How I survived the five-two diet

Feb 21, 2015

She kept telling me I’d be sorry, but I really hadn’t the foggiest notion of what she was talking about. It was probably to do with the fact I was seated in front of the computer (what, again? Yes again!) trying forlornly to come up with something interesting to write about.

We’ve been having these on-going discussions about dieting and the need to reduce portions. The doctor, in his infinite wisdom, has decreed that I need to lose a few kilos, especially about the middle. To be honest…he’s right! Damn him! Anyway, we’ve embarked on the ‘five-two diet’, which means that you fast two days a week; or to be precise you limit your calorie intake to 500 on those days. Thankfully, you can gorge yourself on the other five days. Consequently, the day after a fast day is a bit like a Roman orgy at our place. Part of the plan also includes some moderate exercise – a 30 minute walk around the block each day, weather permitting. Rather perversely, I’ve been praying for rain just about every day!

My doctor, who is disgracefully thin, is a strong advocate of walking. So much so that he frequently decamps to exotic places to trek for miles through mountainous regions, along famous ‘walks’; including Patagonia at the southern end of South America; the St James’s Way pilgrimage route to Santiago de Compostela in the Pyrenees; and the Overland Track at iconic Cradle Mountain in Tasmania. As far as I know, he’s also trekked up and down all the various walks here in the Blue Mountains as well. Personally, I reckon that he’ll be sorry… eventually! I haven’t got an aversion to exercise per se, although my standard line used to be, ‘whenever I felt the compulsion to exercise, I’d go and have a little lie-down until it passed’. Of course that is driven by the fact that I have an interesting physique and I tire easily. Sadly, that little avenue of pretext has now been closed to me.

That said, I do attend an exercise session every week at the hospital called CALM. It’s an anagram for Chronic Airways Limitation Management and so, given my penchant for anagrams and acrostics, I daresay it was inevitable that I would attend that class rather than hoofing around the neighbourhood avoiding snappy dogs and the odd kid on a BMX. I’m obliged to traipse up and down the hospital corridors using a walker, trying to avoid collisions with nurses, patients and visitors. There are other implements of torture or weapons of mass reduction if you like, such as exercise bikes, weight machines and the like; not to mention leg extension machines, step-ups, stairs (going nowhere), weights, dumbbells and other human dumbbells such as myself!

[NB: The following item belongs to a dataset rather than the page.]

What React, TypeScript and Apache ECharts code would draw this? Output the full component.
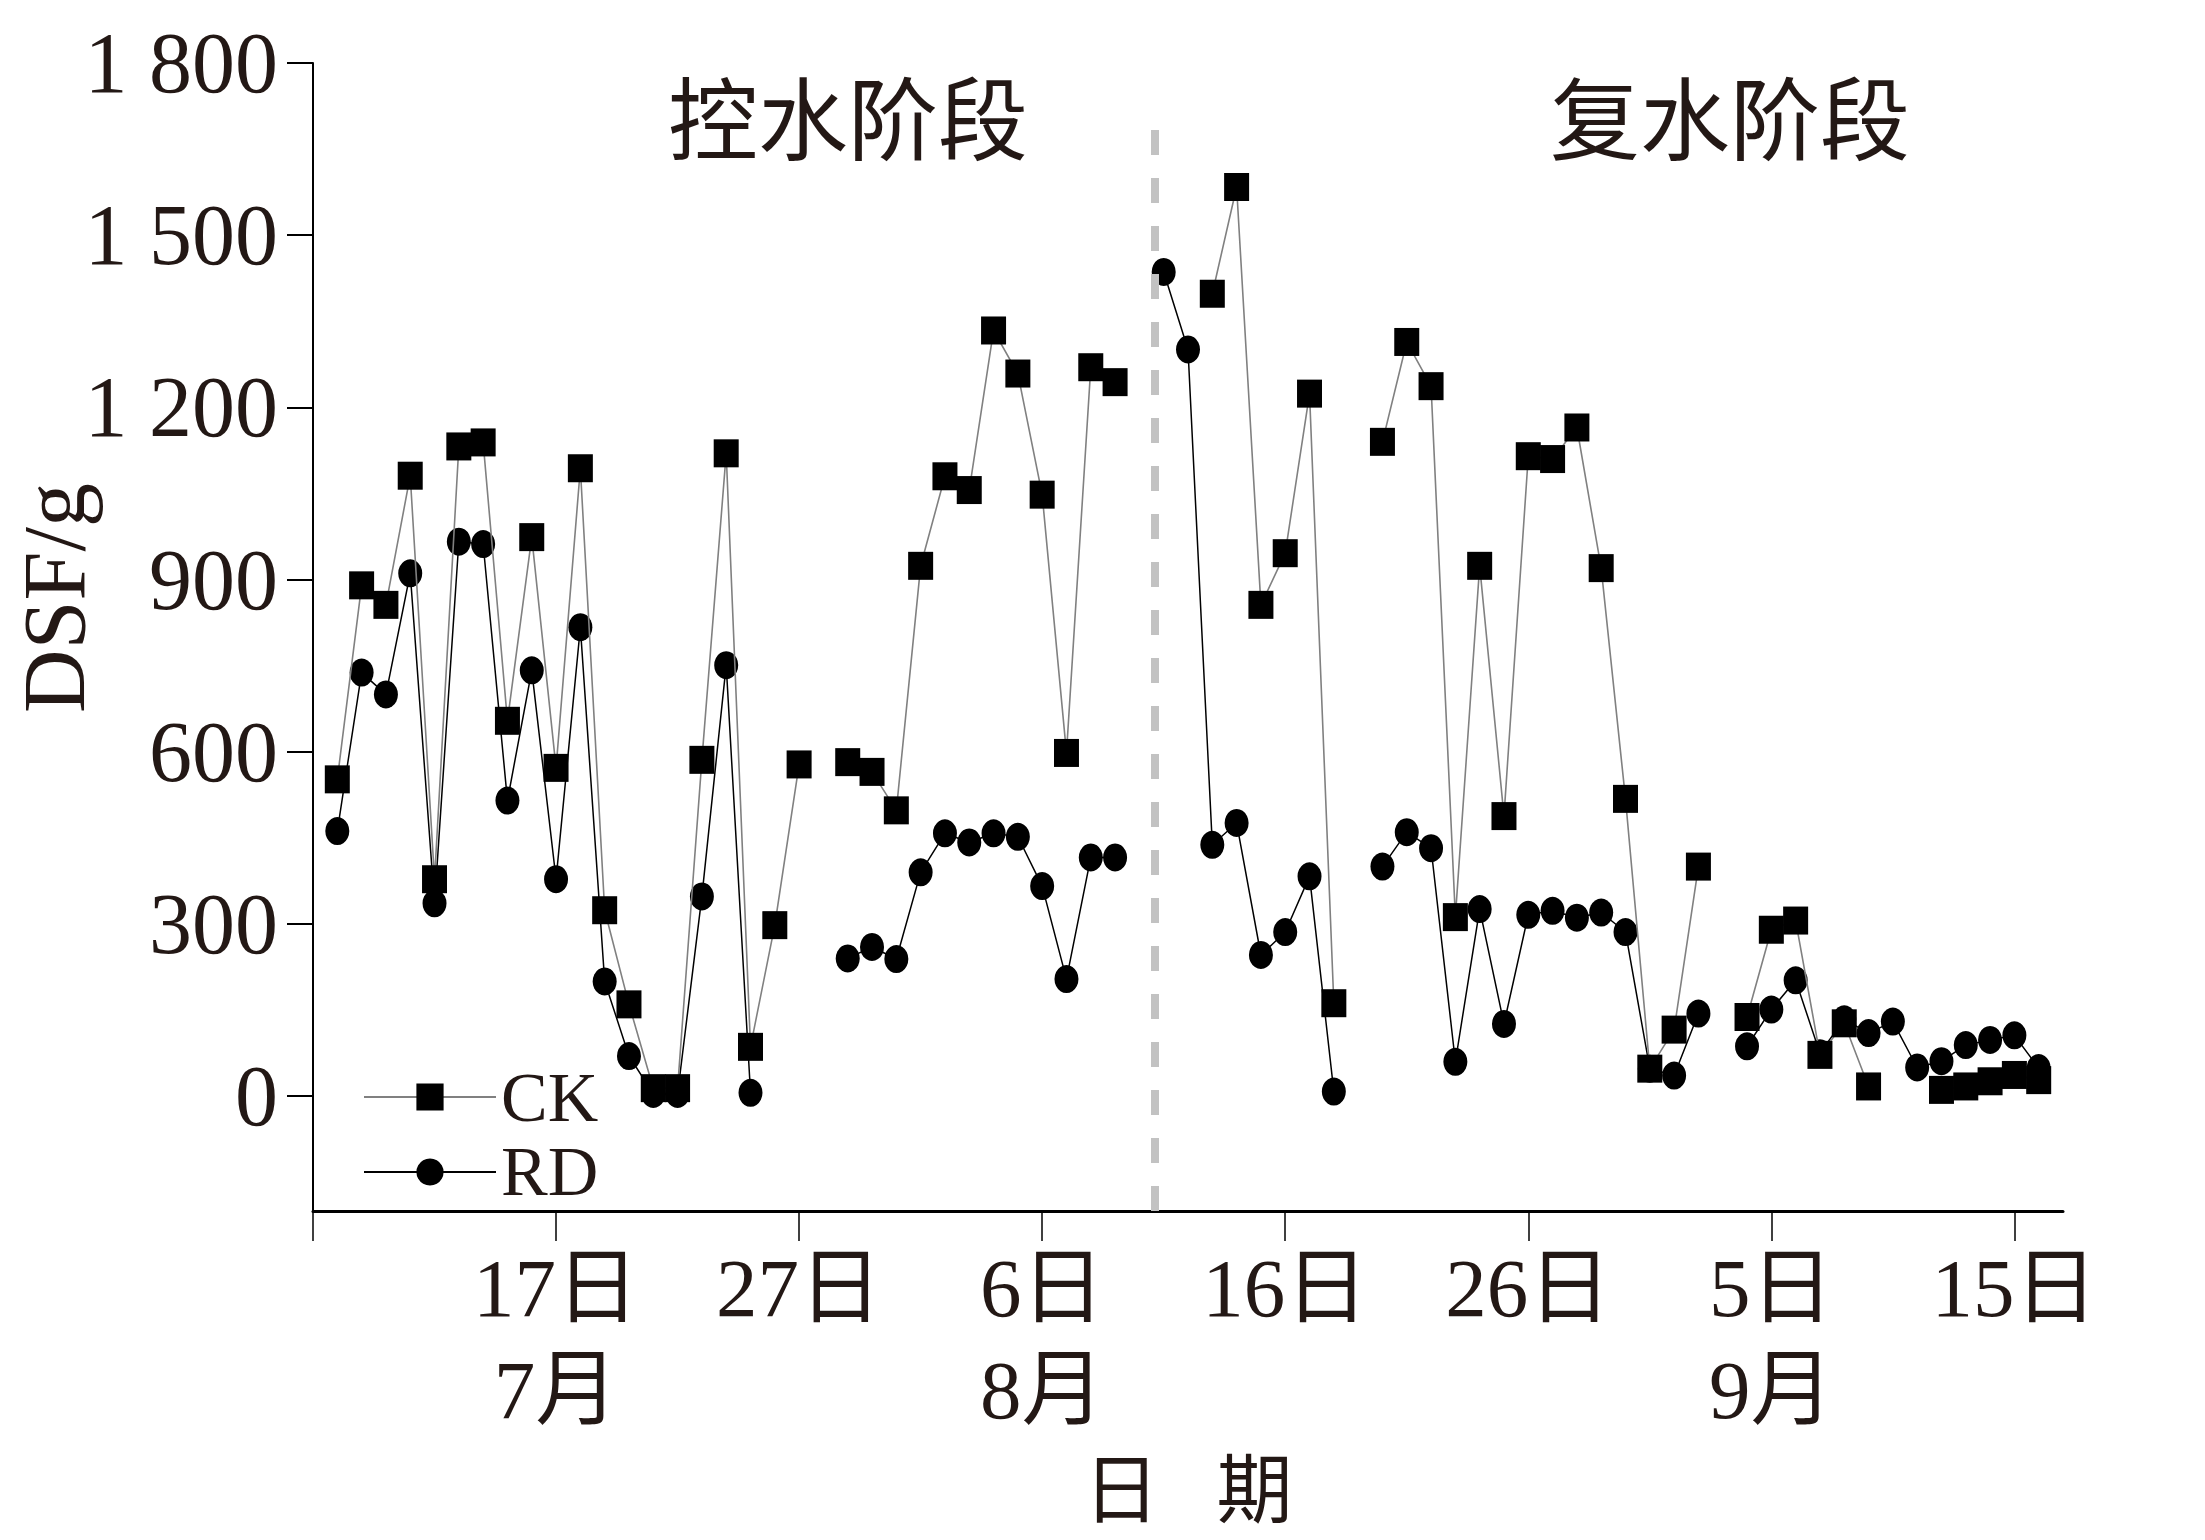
import React, { useEffect, useRef } from "react";
import * as echarts from "echarts";

const YEAR = 2000;
const startDate = "07-07";
const endDate = "09-17";

const dates = [
  "07-08", "07-09", "07-10", "07-11", "07-12", "07-13", "07-14", "07-15", "07-16", "07-17",
  "07-18", "07-19", "07-20", "07-21", "07-22", "07-23", "07-24", "07-25", "07-26", "07-27",
  "07-28", "07-29", "07-30", "07-31",
  "08-01", "08-02", "08-03", "08-04", "08-05", "08-06", "08-07", "08-08", "08-09", "08-10",
  "08-11", "08-12", "08-13", "08-14", "08-15", "08-16", "08-17", "08-18", "08-19", "08-20",
  "08-21", "08-22", "08-23", "08-24", "08-25", "08-26", "08-27", "08-28", "08-29", "08-30",
  "08-31",
  "09-01", "09-02", "09-03", "09-04", "09-05", "09-06", "09-07", "09-08", "09-09", "09-10",
  "09-11", "09-12", "09-13", "09-14", "09-15", "09-16",
];

const ckValues: (number | null)[] = [
  552, 890, 856, 1081, 378, 1132, 1139, 654, 974, 572,
  1094, 324, 160, 14, 14, 586, 1120, 86, 298, 578,
  null, 582, 565, 498,
  924, 1080, 1056, 1334, 1259, 1048, 598, 1270, 1244, null,
  null, null, 1398, 1584, 856, 946, 1224, 162, null, 1140,
  1314, 1237, 312, 924, 488, 1115, 1110, 1165, 920, 518,
  48,
  116, 400, null, 138, 290, 306, 72, 127, 17, null,
  null, 11, 17, 26, 37, 28,
];

const rdValues: (number | null)[] = [
  462, 738, 700, 911, 336, 966, 962, 515, 742, 378,
  817, 200, 70, 4, 4, 348, 751, 6, null, null,
  null, 240, 260, 239,
  390, 458, 442, 458, 452, 366, 204, 416, 416, null,
  1436, 1301, 438, 476, 246, 286, 383, 8, null, 400,
  460, 432, 60, 326, 126, 316, 323, 311, 320, 286,
  48,
  36, 144, null, 87, 151, 202, 75, 134, 110, 130,
  50, 61, 89, 98, 106, 49,
];

const seriesNames = ["CK", "RD"];
const yTicks = [0, 300, 600, 900, 1200, 1500, 1800];
const yMin = -200;
const yMax = 1800;
const xTickDays = [0, 10, 20, 30, 40, 50, 60, 70];
const xLabelDays = [10, 20, 30, 40, 50, 60, 70];
const phaseLabels = ["控水阶段", "复水阶段"];
const dividerDay = 34.65;
const dividerTop = 1700;
const xAxisName = "日\u2002\u2005期";
const yAxisName = "DSF/g";

const parseMD = (s: string) => {
  const [m, d] = s.split("-").map(Number);
  return Date.UTC(YEAR, m - 1, d);
};
const DAY = 86400000;
const toDay = (s: string) => Math.round((parseMD(s) - parseMD(startDate)) / DAY);
const fromDay = (n: number) => new Date(parseMD(startDate) + n * DAY);

const monthFirstLabel = new Set<number>();
{
  const seen = new Set<number>();
  xLabelDays.forEach((d) => {
    const m = fromDay(d).getUTCMonth();
    if (!seen.has(m)) {
      seen.add(m);
      monthFirstLabel.add(d);
    }
  });
}

const TEXT = "#231815";
const SERIF = "'Liberation Serif', 'DejaVu Serif', 'Noto Sans CJK SC', serif";
const CJK = "'Noto Sans CJK SC', 'Noto Sans CJK JP', sans-serif";

export default function App() {
  const ref = useRef<HTMLDivElement>(null);

  useEffect(() => {
    if (!ref.current) return;
    const chart = echarts.init(ref.current, undefined, { renderer: "svg" });

    const ckData = dates.map((d, i) => [toDay(d), ckValues[i] == null ? "-" : ckValues[i]]);
    const rdData = dates.map((d, i) => [toDay(d), rdValues[i] == null ? "-" : rdValues[i]]);

    const fmtY = (v: number) =>
      v >= 1000 ? `${Math.floor(v / 1000)} ${String(v % 1000).padStart(3, "0")}` : String(v);

    const fmtX = (v: number) => {
      const dt = fromDay(v);
      const day = `${dt.getUTCDate()}日`;
      if (monthFirstLabel.has(v)) return `${day}\n${dt.getUTCMonth() + 1}月`;
      return day;
    };

    chart.setOption({
      animation: false,
      backgroundColor: "#ffffff",
      grid: {
        left: 313,
        right: 142,
        top: 63,
        bottom: 329,
        containLabel: false,
        outerBoundsMode: "none",
      },
      legend: {
        data: seriesNames,
        orient: "vertical",
        left: 358,
        top: 1057,
        padding: 5,
        itemWidth: 132,
        itemHeight: 34,
        itemGap: 5,
        textStyle: { fontSize: 70, fontFamily: SERIF, color: TEXT },
      },
      xAxis: {
        type: "value",
        min: 0,
        max: toDay(endDate),
        splitLine: { show: false },
        axisLine: { show: true, onZero: false, lineStyle: { color: "#000", width: 3 } },
        axisTick: {
          show: true,
          inside: false,
          length: 30,
          customValues: xTickDays,
          lineStyle: { color: "#000", width: 1.5 },
        },
        axisLabel: {
          customValues: xLabelDays,
          formatter: fmtX,
          fontSize: 83,
          lineHeight: 102,
          margin: 26,
          fontFamily: SERIF,
          color: TEXT,
        },
        name: xAxisName,
        nameLocation: "middle",
        nameGap: 232,
        nameTextStyle: { fontSize: 76, lineHeight: 76, fontFamily: CJK, color: TEXT },
      },
      yAxis: {
        type: "value",
        min: yMin,
        max: yMax,
        splitLine: { show: false },
        axisLine: { show: true, onZero: false, lineStyle: { color: "#000", width: 2 } },
        axisTick: {
          show: true,
          length: 26,
          customValues: yTicks,
          lineStyle: { color: "#000", width: 2 },
        },
        axisLabel: {
          customValues: yTicks,
          formatter: fmtY,
          fontSize: 86,
          margin: 35,
          fontFamily: SERIF,
          color: TEXT,
        },
      },
      graphic: [
        {
          type: "text",
          x: 54,
          y: 598,
          rotation: Math.PI / 2,
          style: {
            text: yAxisName,
            fontSize: 88,
            lineHeight: 88,
            fontFamily: SERIF,
            fill: TEXT,
            align: "center",
            verticalAlign: "middle",
          },
        },
        {
          type: "text",
          x: 848,
          y: 114,
          style: {
            text: phaseLabels[0],
            fontSize: 90,
            fontFamily: CJK,
            fill: TEXT,
            align: "center",
            verticalAlign: "middle",
          },
        },
        {
          type: "text",
          x: 1730,
          y: 114,
          style: {
            text: phaseLabels[1],
            fontSize: 90,
            fontFamily: CJK,
            fill: TEXT,
            align: "center",
            verticalAlign: "middle",
          },
        },
      ],
      series: [
        {
          name: seriesNames[0],
          type: "line",
          data: ckData,
          connectNulls: false,
          symbol: "rect",
          symbolSize: [25, 28],
          itemStyle: { color: "#000" },
          lineStyle: { color: "#808080", width: 1.6 },
          z: 3,
          markLine: {
            silent: true,
            symbol: ["none", "none"],
            label: { show: false },
            lineStyle: { color: "#c2c2c2", width: 8, type: [25, 23] },
            data: [[{ coord: [dividerDay, yMin] }, { coord: [dividerDay, dividerTop] }]],
          },
        },
        {
          name: seriesNames[1],
          type: "line",
          data: rdData,
          connectNulls: false,
          symbol: "circle",
          symbolSize: [24, 28],
          itemStyle: { color: "#000" },
          lineStyle: { color: "#000", width: 1.5 },
          z: 2,
        },
      ],
    });

    return () => chart.dispose();
  }, []);

  return (
    <div
      ref={ref}
      style={{ position: "fixed", left: 0, top: 0, width: 2205, height: 1540, background: "#fff" }}
    />
  );
}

I also do a couple of sessions a week in the hydrotherapy pool, also at the hospital. Here you have to execute several manoeuvres against the constant movement of the heavily chlorinated water. It’s not too onerous, but the perfume of the chlorine is quite over-powering. It’s rather sobering to realise that chlorine was first used in World War I as the first gaseous chemical warfare agent – I suppose it’s sort of appropriate in 2015, being an anniversary year that chlorine is still used to clean toilets and swimming pools. Now for a short chemistry lesson: two chlorine atoms form the diatomic molecule Cl2 – a yellow-green gas that has a distinctive strong odor, also known as ‘mustard gas’. It makes me feel patriotic every time I plunge in!

Your Yellow Ribs are a dead giveaway, such a coward you turned out to be,
While you still can, Oil Your Sly Brew anything else is quite repugnant to me.

What does that mean? Lines from a World War I poem perhaps? No it’s simply an anagram of ‘You Will Be Sorry’. Indeed there are times that I’m very sorry that I started on these exercise programmes. Exhaustion is not uncommon and some days, I feel as if the cure is worse than the condition. I’m definitely an indoor person. Lassitude is a lost art.

I like to sit on the couch in the afternoon on Wednesdays after I’ve been to CALM. Often, after the exercise and a shower to freshen up, we repair to the local club for a Chinese lunch special and a glass of wine. No I don’t feel sorry; perhaps a tad guilty. Back at home after coffee, maybe we’ll watch a repeat of ‘Midsomer Murders’ and later on (if I haven’t fallen asleep) we’ll watch the British quiz show ‘Eggheads’. It’s exercise of the mind, don’t you know? Oh dear…’Eggheads’ isn’t being shown, and a glance at the TV guide indicates that it is conspicuous by its absence. A quick e-mail to the ABC elicited the following response: ‘Hi James, (with regard to Eggheads) the ABC has played all episodes that we have the rights to. Thanks, Leah’.

But they don’t show it on IView! How will I cope? They’ll be sorry!

What diets have you tried? Which worked for you? What other exercise do you combine with a healthy diet?